Jeżeli podoba Ci się mój artykuł, zachęcam do dołączenia do grona moich Patronów. Dzięki ich wsparciu mogę utrzymywać i rozwijać tego bloga. Szczególne podziękowania dla najhojniejszych osób, a są to: Katarzyna, Daniel, Wojciech, Michał, Tomasz, Magdalena, Paweł, Jacek, Andrzej, Marek, Adam, Agnieszka, Milena, Łukasz, Miłosz, Agnieszka, Kacper, Marcin, Grzegorz, Małgorzata, Marcin, Wojciech.

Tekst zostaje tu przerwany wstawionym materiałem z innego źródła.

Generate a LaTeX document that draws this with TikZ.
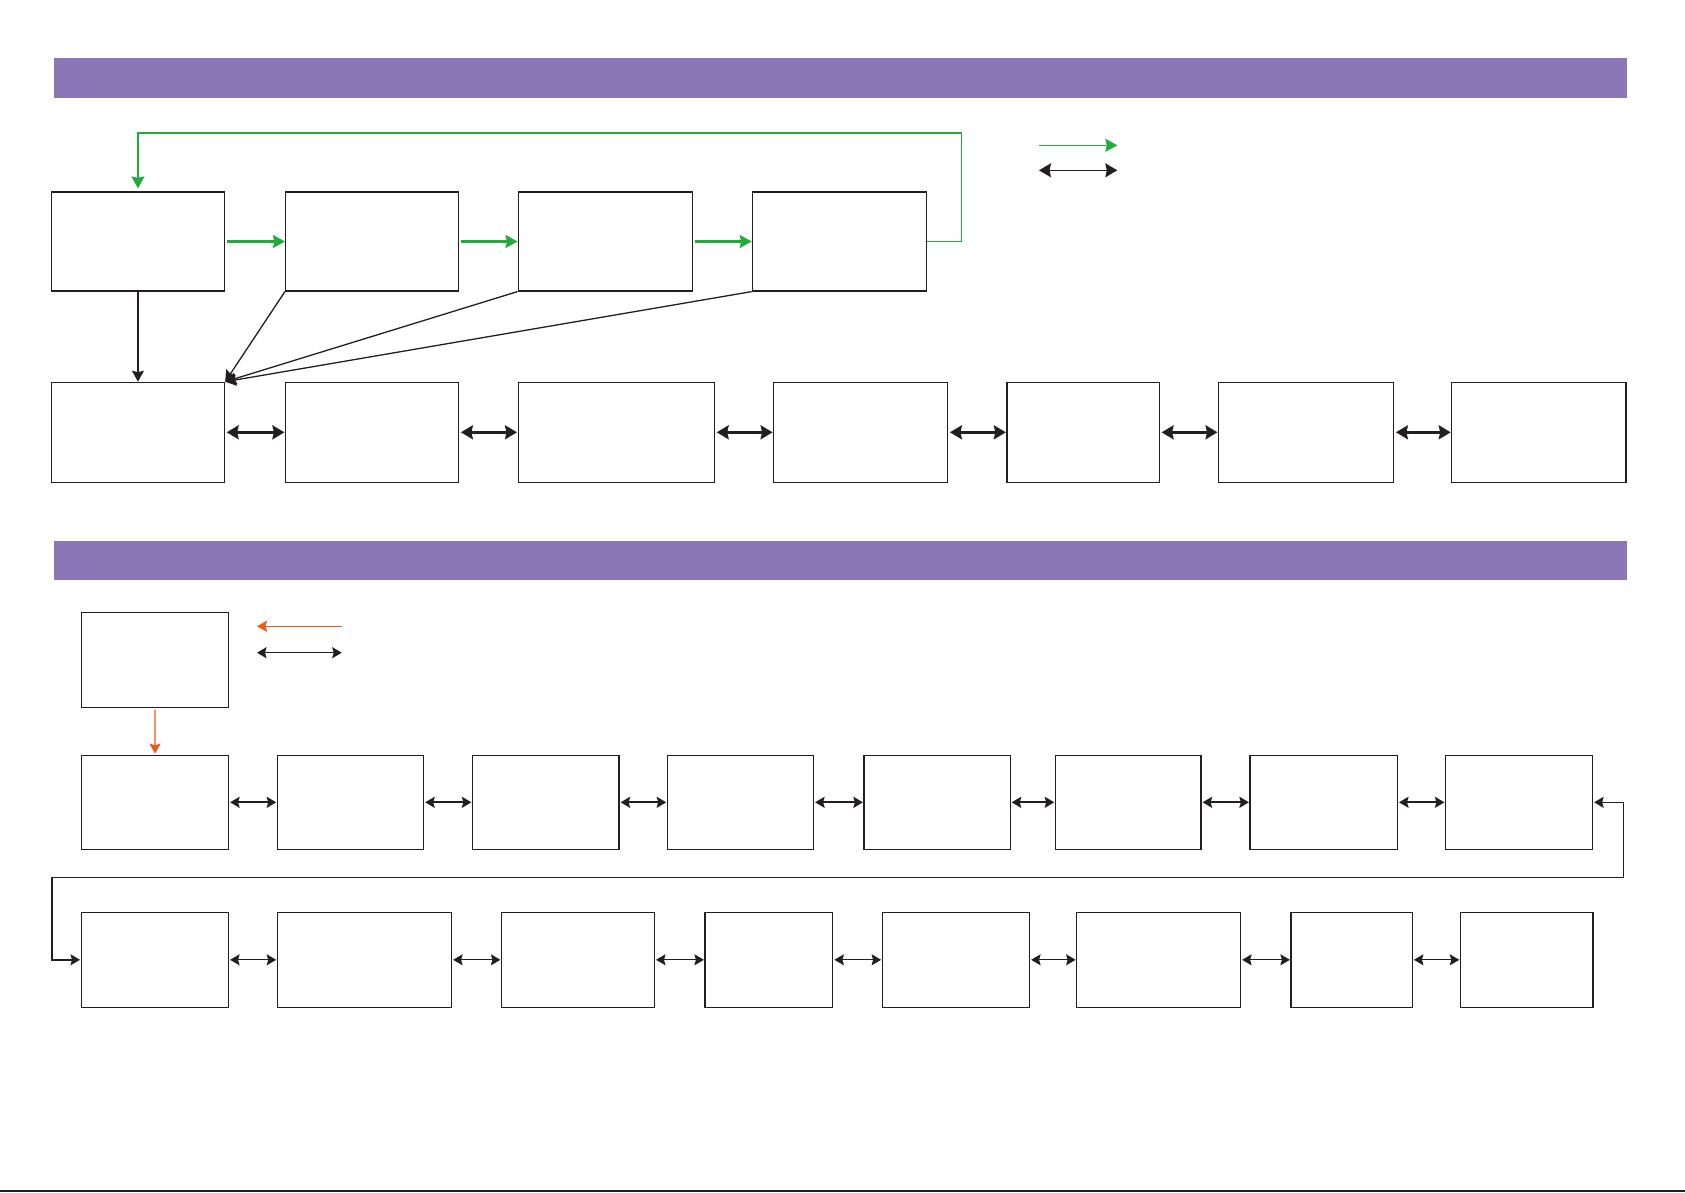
\documentclass[tikz,border=0pt]{standalone}
\usepackage{tikz}
\usetikzlibrary{arrows.meta, positioning}
\definecolor{bandpurple}{RGB}{139,119,181}
\definecolor{flowgreen}{RGB}{34,170,58}
\definecolor{flowred}{RGB}{232,90,30}
\definecolor{boxline}{RGB}{35,31,32}
\tikzset{
  stagebox/.style={rectangle, draw=boxline, line width=1.2pt,
    inner sep=0pt, fill=white},
  band/.style={fill=bandpurple, draw=none},
  greenflow/.style={-{Stealth[length=12pt,width=13pt,inset=1.5pt]},
    line width=2.2pt, color=flowgreen},
  greenloop/.style={-{Stealth[length=12pt,width=13pt,inset=1.5pt]},
    line width=1.4pt, color=flowgreen},
  link/.style={{Stealth[length=12pt,width=14pt,inset=1.5pt]}-{Stealth[length=12pt,width=14pt,inset=1.5pt]},
    line width=2.4pt, color=boxline},
  linkmid/.style={{Stealth[length=9.5pt,width=11pt,inset=1.5pt]}-{Stealth[length=9.5pt,width=11pt,inset=1.5pt]},
    line width=2pt, color=boxline},
  linkthin/.style={{Stealth[length=9.5pt,width=11pt,inset=1.5pt]}-{Stealth[length=9.5pt,width=11pt,inset=1.5pt]},
    line width=1.1pt, color=boxline},
  feed/.style={-{Stealth[length=11pt,width=12pt,inset=1.5pt]}, line width=1.3pt, color=boxline},
  redflow/.style={-{Stealth[length=10pt,width=11pt,inset=1.5pt]}, line width=1.3pt, color=flowred},
}

\begin{document}
\begin{tikzpicture}[x=1pt, y=-1pt]
  \useasboundingbox (0,0) rectangle (1685,1192);

  % header bands
  \fill[band] (54,58) rectangle (1627,98);
  \fill[band] (54,541) rectangle (1627,580);

  % top section
  \foreach \n/\xa/\xb in {a1/51.3/224.6, a2/285.5/458.8, a3/518.1/692.6, a4/752.3/926.4}{
    \node[stagebox, minimum width={(\xb-\xa)*1pt}, minimum height=99pt]
      (\n) at ({(\xa+\xb)/2},241.5) {};
  }
  \foreach \n/\xa/\xb in {b1/51.3/224.6, b2/285.5/458.8, b3/518.1/714.6, b4/773.7/947.8,
    b5/1006.9/1159.5, b6/1218.6/1393.8, b7/1451.8/1625.9}{
    \node[stagebox, minimum width={(\xb-\xa)*1pt}, minimum height=100pt]
      (\n) at ({(\xa+\xb)/2},432.3) {};
  }

  \foreach \s/\t in {a1/a2, a2/a3, a3/a4}
    \draw[greenflow, shorten <=2pt] (\s.east) -- (\t.west);
  \coordinate (loopR) at (961.2,133);
  \draw[greenloop, shorten >=3pt] (a4.east) -| (loopR) -| (a1.north);

  \draw[feed] (a1.south) -- (b1.north);
  \foreach \s in {a2, a3, a4}
    \draw[feed] (\s.south west) -- (b1.north east);

  \foreach \s/\t in {b1/b2, b2/b3, b3/b4, b4/b5, b5/b6, b6/b7}
    \draw[link, shorten <=1.5pt, shorten >=0.5pt] (\s.east) -- (\t.west);

  \coordinate (lgA) at (1039,145.3);
  \coordinate (lgB) at (1117.3,145.3);
  \coordinate (lgC) at (1039,170.3);
  \coordinate (lgD) at (1117.3,170.3);
  \draw[greenflow, line width=1pt] (lgA) -- (lgB);
  \draw[link, line width=1.3pt] (lgC) -- (lgD);

  % bottom section
  \node[stagebox, minimum width=147pt, minimum height=95pt] (c0) at (155,659.8) {};
  \foreach \n/\xa/\xb in {c1/81.6/228.5, c2/277.3/423.6, c3/472.5/619, c4/667.3/813.5,
    c5/864/1010.1, c6/1055.3/1201, c7/1250/1397.4, c8/1445.5/1592.5}{
    \node[stagebox, minimum width={(\xb-\xa)*1pt}, minimum height=94pt]
      (\n) at ({(\xa+\xb)/2},802.3) {};
  }
  \foreach \n/\xa/\xb in {d1/81.6/228.5, d2/277.3/451.5, d3/501.5/654.4, d4/705/832.8,
    d5/882.2/1029.5, d6/1076.7/1240.5, d7/1291/1412.3, d8/1460.4/1593}{
    \node[stagebox, minimum width={(\xb-\xa)*1pt}, minimum height=95pt]
      (\n) at ({(\xa+\xb)/2},959.8) {};
  }

  \draw[redflow, shorten <=2pt, shorten >=1pt] (c0.south) -- (c1.north);

  \foreach \s/\t in {c1/c2, c2/c3, c3/c4, c4/c5, c5/c6, c6/c7, c7/c8}
    \draw[linkmid, shorten <=1pt, shorten >=0.5pt] (\s.east) -- (\t.west);
  \foreach \s/\t in {d1/d2, d2/d3, d3/d4, d4/d5, d5/d6, d6/d7, d7/d8}
    \draw[linkthin, shorten <=1pt, shorten >=0.5pt] (\s.east) -- (\t.west);

  \coordinate (turnR) at (1623.5,877.3);
  \coordinate (turnL) at (51.7,877.3);
  \draw[linkmid, line width=1.6pt, shorten <=1pt, shorten >=1pt]
    (c8.east) -| (turnR) -- (turnL) |- (d1.west);

  \coordinate (lgE) at (257,626.3);
  \coordinate (lgF) at (341.7,626.3);
  \coordinate (lgG) at (257,652.7);
  \coordinate (lgH) at (341.7,652.7);
  \draw[redflow, line width=1pt] (lgF) -- (lgE);
  \draw[linkmid, line width=1.5pt] (lgG) -- (lgH);

  \draw[line width=1.5pt, boxline] (0,1191) -- (1685,1191);
\end{tikzpicture}
\end{document}
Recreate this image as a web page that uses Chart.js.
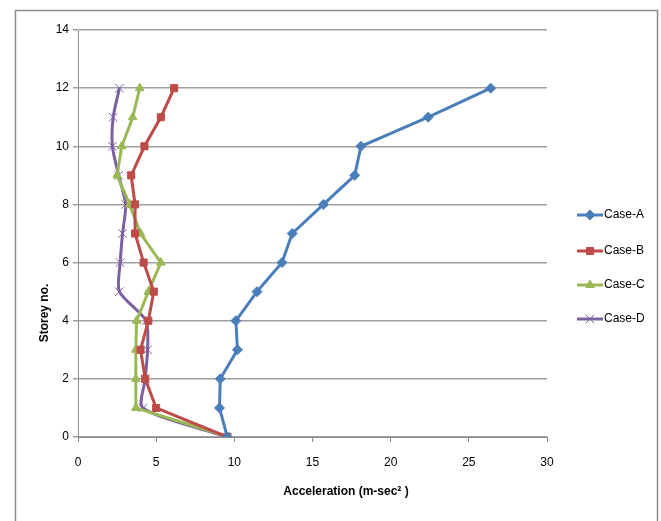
<!DOCTYPE html>
<html>
<head>
<meta charset="utf-8">
<script src="https://cdn.jsdelivr.net/npm/chart.js@4"></script>
<style>
  html, body { margin: 0; padding: 0; background: #fff; }
  #wrap { width: 661px; height: 521px; }
</style>
</head>
<body>
<div id="wrap"><canvas id="chart" width="661" height="521"></canvas></div>
<script>
  var storeys = [0, 1, 2, 3, 4, 5, 6, 7, 8, 9, 10, 11, 12];
  var caseA = [9.55, 9.05, 9.1, 10.2, 10.1, 11.45, 13.05, 13.7, 15.7, 17.7, 18.1, 22.4, 26.4];
  var caseB = [9.55, 5.0, 4.3, 4.0, 4.5, 4.85, 4.2, 3.65, 3.65, 3.4, 4.25, 5.3, 6.15];
  var caseC = [9.65, 3.7, 3.7, 3.7, 3.75, 4.5, 5.3, 4.0, 3.3, 2.5, 2.8, 3.5, 3.95];
  var caseD = [9.55, 4.15, 4.3, 4.45, 4.35, 2.65, 2.7, 2.85, 3.05, 2.6, 2.2, 2.25, 2.65];
  var xTicks = [0, 5, 10, 15, 20, 25, 30];
  var yTicks = [0, 2, 4, 6, 8, 10, 12, 14];

  var seriesNames = ['Case-A', 'Case-B', 'Case-C', 'Case-D'];
  var seriesColors = ['#4a7ebb', '#be4b48', '#98b954', '#7d60a0'];
  var seriesMarkers = ['rectRot', 'rect', 'triangle', 'crossRot'];

  var font = "'Liberation Sans Narrow', 'Liberation Sans', Arial, sans-serif";

  function pts(vals) {
    return vals.map(function (v, i) { return { x: v, y: storeys[i] }; });
  }

  var datasets = [caseA, caseB, caseC, caseD].map(function (vals, i) {
    return {
      label: seriesNames[i],
      data: pts(vals),
      showLine: true,
      borderColor: seriesColors[i],
      backgroundColor: seriesColors[i],
      borderWidth: 3,
      pointStyle: seriesMarkers[i],
      pointRadius: i === 3 ? 6 : 5,
      pointBorderWidth: 1,
      tension: i === 3 ? 0.25 : 0
    };
  });

  // frame, axis titles and legend drawn by hand to match the original layout
  var extras = {
    id: 'extras',
    beforeDraw: function (chart) {
      var c = chart.ctx;
      c.save();
      c.strokeStyle = '#8c8c8c';
      c.lineWidth = 1.5;
      c.beginPath();
      c.moveTo(15.5, 530);
      c.lineTo(15.5, 10.5);
      c.lineTo(657.5, 10.5);
      c.lineTo(657.5, 530);
      c.stroke();
      c.restore();
    },
    afterDraw: function (chart) {
      var c = chart.ctx;
      c.save();
      c.fillStyle = '#000';
      c.font = 'bold 12px ' + font;
      c.textAlign = 'center';
      c.textBaseline = 'middle';
      c.fillText('Acceleration (m-sec\u00b2 )', 346, 492);
      c.translate(45, 313);
      c.rotate(-Math.PI / 2);
      c.fillText('Storey no.', 0, 0);
      c.restore();

      var ys = [215, 251, 285, 319];
      c.save();
      c.font = '12px ' + font;
      c.textBaseline = 'middle';
      c.textAlign = 'left';
      for (var i = 0; i < 4; i++) {
        c.strokeStyle = seriesColors[i];
        c.fillStyle = seriesColors[i];
        c.lineWidth = 3;
        c.beginPath();
        c.moveTo(577, ys[i]);
        c.lineTo(603, ys[i]);
        c.stroke();
        c.lineWidth = 1;
        Chart.helpers.drawPoint(c, {
          pointStyle: seriesMarkers[i],
          radius: i === 3 ? 6 : 5,
          borderWidth: 1
        }, 590, ys[i]);
        c.fillStyle = '#000';
        c.fillText(seriesNames[i], 604, ys[i]);
      }
      c.restore();
    }
  };

  var ctx = document.getElementById('chart').getContext('2d');
  var myChart = new Chart(ctx, {
    type: 'scatter',
    data: { datasets: datasets },
    options: {
      responsive: false,
      animation: false,
      layout: { padding: { left: 0, right: 114, top: 30, bottom: 0 } },
      plugins: {
        legend: { display: false },
        tooltip: { enabled: false }
      },
      scales: {
        x: {
          type: 'linear',
          min: 0,
          max: 30,
          afterBuildTicks: function (s) { s.ticks = xTicks.map(function (v) { return { value: v }; }); },
          afterFit: function (s) { s.height = 84; },
          grid: { drawOnChartArea: false, drawTicks: true, tickLength: 5, color: '#8c8c8c' },
          border: { color: '#8c8c8c', width: 1 },
          ticks: { color: '#000', padding: 13, font: { family: font, size: 12 } }
        },
        y: {
          type: 'linear',
          min: 0,
          max: 14,
          afterBuildTicks: function (s) { s.ticks = yTicks.map(function (v) { return { value: v }; }); },
          afterFit: function (s) { s.width = 78; },
          grid: { drawOnChartArea: true, drawTicks: true, tickLength: 5, color: '#a0a0a0', lineWidth: 1.5 },
          border: { color: '#8c8c8c', width: 1 },
          ticks: { color: '#000', padding: 4, font: { family: font, size: 12 } }
        }
      }
    },
    plugins: [extras]
  });
</script>
</body>
</html>
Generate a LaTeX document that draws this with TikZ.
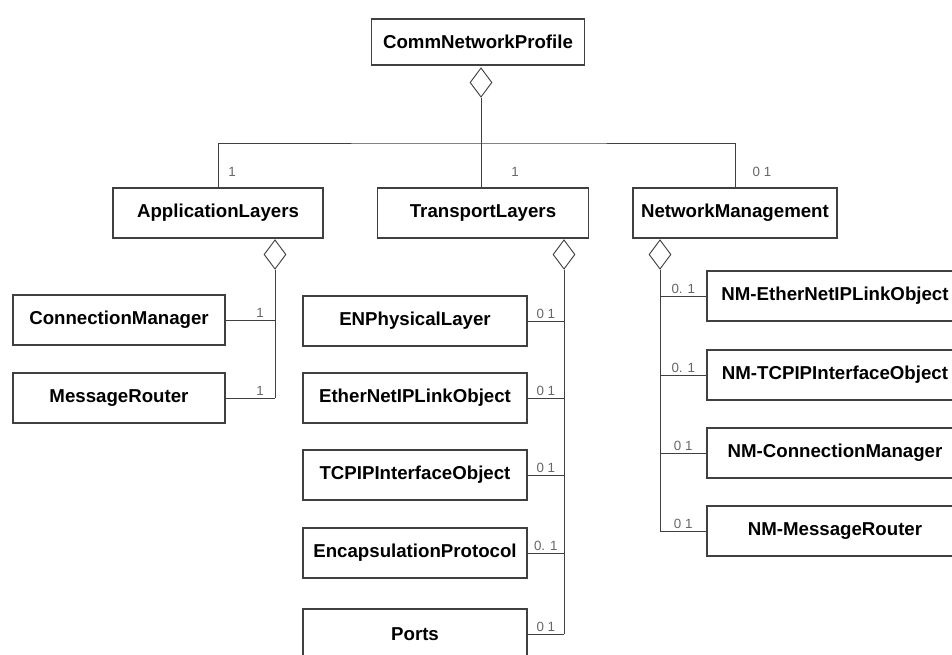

Uważam, że określając opisane wyżej problemy interpersonalne, psychiczne czy społeczne mianem powodowanych przez smartfony pomylił się Pan. Z tego, co Pan napisał w rozwinięciu adekwatnych podpunktów wynika, że prawdziwymi przyczynami są media społecznościowe działające na zasadzie mechanizmów uzależnień behawioralnych i zarządzania uwagą, grasujący w sieci przestępcy, ekstremiści i oszuści czy treści nieodpowiednie dla dzieci. Smartfon sam w sobie tego nie generuje, co najwyżej ktoś może go wykorzystać jako narzędzie do sięgnięcia po szkodliwe czy niebezpieczne dla siebie rzeczy. Nie widzę też sensu w próbach zniesienia problemów społecznych ustawą czy szerzej prawodawstwem, tak się da co najwyżej wylać dziecko z kąpielą. Rozumiem, że dzieci w szkole nadużywają smartfonów i nie skupiają się odpowiednio na zajęciach, ale zakaz całkowity niesie ze sobą inne problemy: rodzice nie mogą w razie potrzeby skontaktować się z dzieckiem ani ono z nimi. To już lepiej np. wprowadzić zasadę, że urządzenia cyfrowe są w szkole konfiskowane przez dyrekcję na czas zajęć, przy wzięciu pełnej odpowiedzialności za utratę bądź szkodę i udostępniane w razie potrzeby. W ogóle jestem zdania, że smartfon nie stanowiłby dla dziecka jakiegoś większego zagrożenia o ile nie miałby możliwości korzystania z mediów społecznościowych, a do tego rodzice interesowali się tym, co dziecko. My możemy usilnie starać się odciąć dziecko od potencjalnie szkodliwych rzeczy surowymi zakazami, ale to tylko środek tymczasowy. Nie zastąpi nam wytłumaczenia młodzieży, że płeć, szczepienia czy ocieplenie klimatyczne to kwestie faktów naukowych, a nie poglądów albo tożsamości czy nauczenia najmłodszych, iż sylwetki sportowców, modelek czy aktorek filmów dla dorosłych to efekt wieloletniego treningu, surowej diety, czy nawet drogich operacji bądź obróbki materiałów cyfrowych w programach graficznych.